As previously mentioned, a diagnosis of feline diabetes isn’t a life sentence. Though your cat has a health issue that requires careful attention, there is no need to severely restrict their activities. Often, diabetic cats are overweight. For these cats, weight loss is vital to successful treatment. In addition, leading an active lifestyle can actually help your cat achieve diabetic remission. You will certainly want to keep them away from any dangerous environments or other animals that may harm them, but regular play is important to maintaining your cat’s health.
Even though cats with feline diabetes may drink water excessively, don’t limit your cat’s water supply. They need adequate amounts of water to be able to survive and thrive with their condition. In order to accommodate this increased thirst, make sure that water is readily available wherever your cat goes. This may mean placing multiple water bowls around the house and outside, as well as keeping a water bottle and bowl handy when you are traveling with your cat. Accidental or purposeful restriction of water in a diabetic cat may lead to life threatening electrolyte abnormalities.

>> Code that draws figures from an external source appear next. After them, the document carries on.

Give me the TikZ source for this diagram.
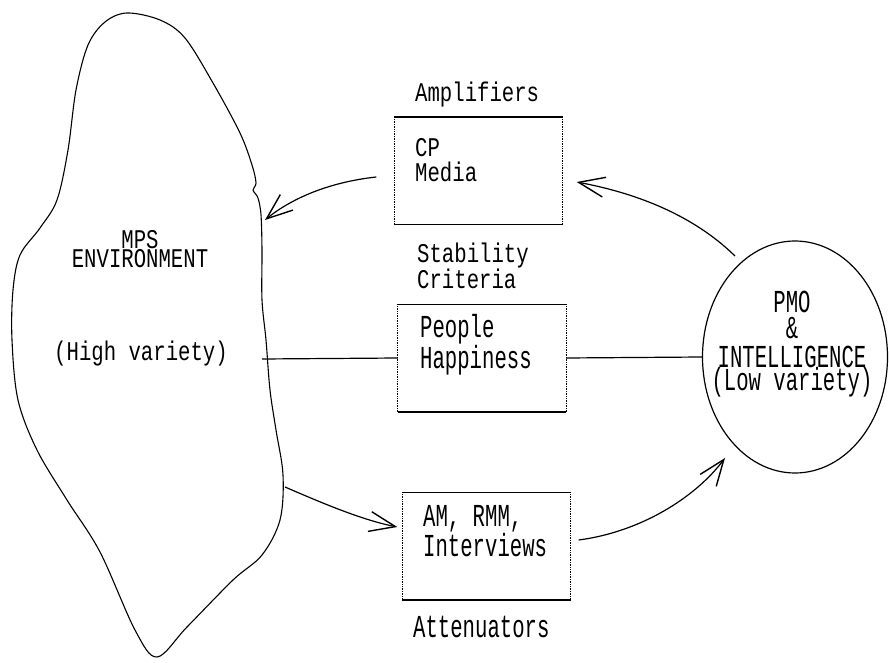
\documentclass[tikz,border=0pt]{standalone}
\usepackage{fontspec}
\newfontfamily\dmbig[FakeStretch=0.645]{Liberation Mono}
\newfontfamily\dmsmall[FakeStretch=0.765]{Liberation Mono}
\usetikzlibrary{arrows.meta,shapes.geometric,calc}
\begin{document}
\begin{tikzpicture}[x=1pt,y=-1pt,
  lbl/.style={inner sep=0pt, align=left, font=\dmsmall\fontsize{27}{26}\selectfont, anchor=base west},
  lblbig/.style={inner sep=0pt, align=left, font=\dmbig\fontsize{32}{26}\selectfont, anchor=base west},
  boxn/.style={inner sep=0pt, minimum width=168pt, minimum height=107pt},
  hedge/.style={line width=1.6pt},
  vedge/.style={line width=0.7pt, densely dotted},
  conn/.style={line width=1.2pt},
  barb/.style={-{Straight Barb[length=26pt,width=20pt,line width=1.4pt]}}
]
\useasboundingbox (0,0) rectangle (889,663);

% environment blob
\draw[line width=1.1pt] plot[smooth cycle, tension=0.55] coordinates {
 (127,13) (160,20) (185,38) (213,83) (240,133) (252,165) (256,183)
 (253,190) (258,198) (261,215) (262,250) (262,300) (266,340) (270,390)
 (276,430) (283,475) (280,520) (262,555) (233,580) (187,627) (157,657)
 (135,630) (100,552) (67,500) (37,450) (18,400) (12,340) (13,290)
 (20,255) (40,228) (57,200) (68,150) (76,90) (88,45) (105,22)};
\coordinate (envA) at (265,220);
\coordinate (envM) at (262,359);
\coordinate (envC) at (285,487);

\node[anchor=base, inner sep=0pt, align=center, font=\dmsmall\fontsize{27}{19}\selectfont] (mps) at (140,267) {MPS\\ENVIRONMENT};
\node[anchor=base, inner sep=0pt, font=\dmsmall\fontsize{27}{30}\selectfont] (high) at (141,360) {(High variety)};

% boxes
\node[boxn] (amp) at (478.5,171) {};
\node[boxn] (mid) at (482,358) {};
\node[boxn] (att) at (486.5,546) {};
\foreach \b in {amp,mid,att}{
  \draw[hedge] (\b.north west) -- (\b.north east);
  \draw[hedge] (\b.south west) -- (\b.south east);
  \draw[vedge] (\b.north west) -- (\b.south west);
  \draw[vedge] (\b.north east) -- (\b.south east);
}

\node[lbl] (ampl) at (415,102) {Amplifiers};
\node[lbl, font=\dmsmall\fontsize{27}{25}\selectfont] (cp) at (415,182) {CP\\Media};
\node[lbl] (stab) at (417,288) {Stability\\Criteria};
\node[lblbig] (people) at (420,368) {People\\Happiness};
\node[lblbig, font=\dmbig\fontsize{32}{28}\selectfont] (am) at (423,556) {AM, RMM,\\Interviews};
\node[lblbig] (atten) at (413,637) {Attenuators};

% PMO ellipse
\node[draw, ellipse, line width=1.2pt, inner sep=0pt, minimum width=185pt, minimum height=232pt] (pmo) at (795,357) {};
\node[anchor=base, inner sep=0pt, align=center, font=\dmbig\fontsize{32}{26}\selectfont] (pmot) at (792,390) {PMO\\\&\\[3pt]INTELLIGENCE\\[-3pt](Low variety)};

% connectors
\draw[conn] (envM) -- (mid.west);
\draw[conn] (mid.east) -- (pmo.west);
\draw[conn,barb] ([xshift=-18pt,yshift=-6pt]amp.west) .. controls (330,182) and (292,198) .. (envA);
\draw[conn,barb] ($(pmo.center)+(-60,-101)$) .. controls (690,212) and (630,192) .. ([xshift=14pt,yshift=-11pt]amp.east);
\draw[conn,barb] (envC) .. controls (322,503) and (362,520) .. ([xshift=-5pt,yshift=19pt]att.west);
\draw[conn,barb] ([xshift=8pt,yshift=6pt]att.east) .. controls (640,532) and (695,498) .. ($(pmo.center)+(-70,101)$);
\end{tikzpicture}
\end{document}
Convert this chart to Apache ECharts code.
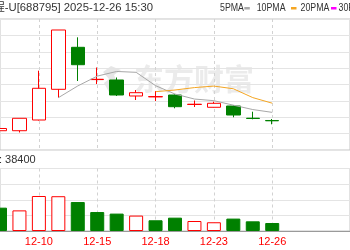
<!DOCTYPE html>
<html>
<head>
<meta charset="utf-8">
<script src="https://cdn.jsdelivr.net/npm/echarts@6/dist/echarts.min.js"></script>
<style>
html,body{margin:0;padding:0;background:#fff;}
#chart{width:350px;height:250px;}
</style>
</head>
<body>
<div id="chart"></div>
<script>
// ---- data ----
const stockName = '摩尔线程-U[688795] 2025-12-26 15:30';
const dates  = ['12-08','12-09','12-10','12-11','12-12','12-15','12-16','12-17','12-18','12-19','12-22','12-23','12-24','12-25','12-26'];
const opens  = [550.7, 550.7, 589.9, 702.4, 856.3, 738.0, 736.5, 677.9, 674.6, 681.5, 646.7, 636.5, 641.2, 596.5, 588.1];
const closes = [558.8, 596.2, 706.1, 919.7, 792.5, 739.1, 681.5, 690.0, 675.7, 638.7, 647.8, 651.1, 608.2, 595.4, 587.0];
const lows   = [549.6, 544.1, 588.0, 671.6, 732.8, 721.8, 677.9, 663.2, 659.5, 632.8, 637.6, 635.7, 599.8, 592.5, 574.2];
const highs  = [559.5, 596.2, 770.6, 919.7, 892.9, 782.3, 745.6, 699.8, 696.2, 684.1, 661.4, 657.0, 643.0, 620.3, 593.6];
const prevClose = 577.5; // close of 12-05, before the first visible day
const ma5  = ['-','-','-',671.7,714.7,750.7,767.8,764.6,715.8,685.0,666.7,660.7,644.3,628.2,617.9];
const ma10 = ['-','-','-','-','-','-','-','-',693.7,699.8,708.7,714.2,704.4,672.0,651.5];
const volumes = [112000, 99000, 168000, 167000, 139000, 91000, 83500, 74000, 51500, 64000, 48000, 42000, 59500, 46500, 38400];
const tickLabels = ['12-10','12-15','12-18','12-23','12-26'];
const maNames = ['5PMA','10PMA','20PMA','30PMA'];
const emptySlots = 4;

// ---- styles ----
const RED = '#ff0000', GREEN = '#008000';
const maColors = ['#a8a8a8', '#f5a623', '#ff00ff', '#2a9d2a'];
const legendX = [220, 256.7, 300.5, 338.5];
const dashX = [244.3, 291, 331];
const font = '"Liberation Sans","Noto Sans CJK SC",sans-serif';

const axisCats = dates.concat(new Array(emptySlots).fill(''));
const showTick = (idx, val) => tickLabels.indexOf(val) >= 0;

const candleData = dates.map((d, i) => [opens[i], closes[i], lows[i], highs[i]]);
const volData = volumes.map((v, i) => {
  const pc = i === 0 ? prevClose : closes[i - 1];
  const up = closes[i] >= pc;
  return {
    value: v,
    itemStyle: up ? {color: '#fff', borderColor: RED, borderWidth: 1}
                  : {color: GREEN, borderColor: GREEN, borderWidth: 1}
  };
});

const graphics = [
  {type: 'text', x: 153, y: 8, z: 10, style: {text: stockName, fill: '#333', font: '11.3px ' + font, textAlign: 'right', textVerticalAlign: 'middle'}},
  {type: 'text', x: -1, y: 160, z: 10, style: {text: ': ' + volumes[volumes.length - 1], fill: '#333', font: '11px ' + font, textAlign: 'left', textVerticalAlign: 'middle'}},
  // watermark
  {type: 'text', x: 134, y: 79, z: 0, silent: true, style: {text: '东方财富', fill: '#ebebeb', font: 'bold 30px "Noto Sans CJK SC"', textAlign: 'left', textVerticalAlign: 'middle'}},
  {type: 'polygon', z: 0, silent: true, shape: {points: [[103,72],[111,66],[121,70],[114,75],[120,89],[109,92],[104,83],[109,79]]}, style: {fill: '#e6e6e6'}}
];
maNames.forEach((n, i) => {
  graphics.push({type: 'text', x: legendX[i], y: 8, scaleX: 0.8, z: 10, style: {text: n, fill: '#333', font: '11px ' + font, textAlign: 'left', textVerticalAlign: 'middle'}});
  if (i < 3) {
    graphics.push({type: 'rect', z: 10, shape: {x: dashX[i], y: 7, width: 5.5, height: 2.5}, style: {fill: maColors[i]}});
  }
});

const splitX = {show: true, interval: showTick, lineStyle: {type: [3, 3], color: '#d2d2d2', width: 1}};

const option = {
  animation: false,
  backgroundColor: '#fff',
  graphic: graphics,
  grid: [
    {left: -6, right: -20.2, top: 19, height: 131, show: true, borderColor: '#c4c4c4', borderWidth: 1},
    {left: -6, right: -20.2, top: 168.5, height: 62.5, show: true, borderColor: '#c4c4c4', borderWidth: 1}
  ],
  xAxis: [
    {type: 'category', gridIndex: 0, data: axisCats, boundaryGap: false,
     axisLine: {show: false}, axisTick: {show: false}, axisLabel: {show: false}, splitLine: splitX},
    {type: 'category', gridIndex: 1, data: axisCats, boundaryGap: false,
     axisLine: {show: true, lineStyle: {color: '#9a9a9a'}}, axisTick: {show: false},
     axisLabel: {interval: showTick, color: RED, fontSize: 11, fontFamily: font, margin: 5},
     splitLine: splitX}
  ],
  yAxis: [
    {type: 'value', gridIndex: 0, min: 480, max: 960, interval: 60, scale: false,
     axisLine: {show: false}, axisTick: {show: false}, axisLabel: {show: false},
     splitLine: {lineStyle: {color: '#e4e4e4'}}},
    {type: 'value', gridIndex: 1, min: 0, max: 300000, interval: 75000,
     axisLine: {show: false}, axisTick: {show: false}, axisLabel: {show: false},
     splitLine: {lineStyle: {color: '#e4e4e4'}}}
  ],
  series: [
    {type: 'candlestick', xAxisIndex: 0, yAxisIndex: 0, data: candleData, barWidth: 14, z: 3,
     itemStyle: {color: '#fff', color0: GREEN, borderColor: RED, borderColor0: GREEN, borderWidth: 1}},
    {type: 'line', name: maNames[0], xAxisIndex: 0, yAxisIndex: 0, data: ma5, symbol: 'none', z: 4,
     lineStyle: {color: maColors[0], width: 1}},
    {type: 'line', name: maNames[1], xAxisIndex: 0, yAxisIndex: 0, data: ma10, symbol: 'none', z: 4,
     lineStyle: {color: maColors[1], width: 1}},
    {type: 'bar', xAxisIndex: 1, yAxisIndex: 1, data: volData, barWidth: 14, z: 3}
  ]
};

const chart = echarts.init(document.getElementById('chart'), null, {renderer: 'canvas'});
chart.setOption(option);
</script>
</body>
</html>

Feline diabetes is a dynamic condition that must be treated promptly and monitored frequently if you want your cat to be as healthy and happy as possible. Even with this knowledge, know that if you are a dedicated pet owner and maintain a strong, working relationship with your veterinarian, your cat is in good hands. Taking action on signs and symptoms and working to properly treat feline diabetes will go a long way in maintaining your cat’s overall health. Remember, this diagnosis is often totally treatable, and is fairly easy to manage if you follow the right treatment steps.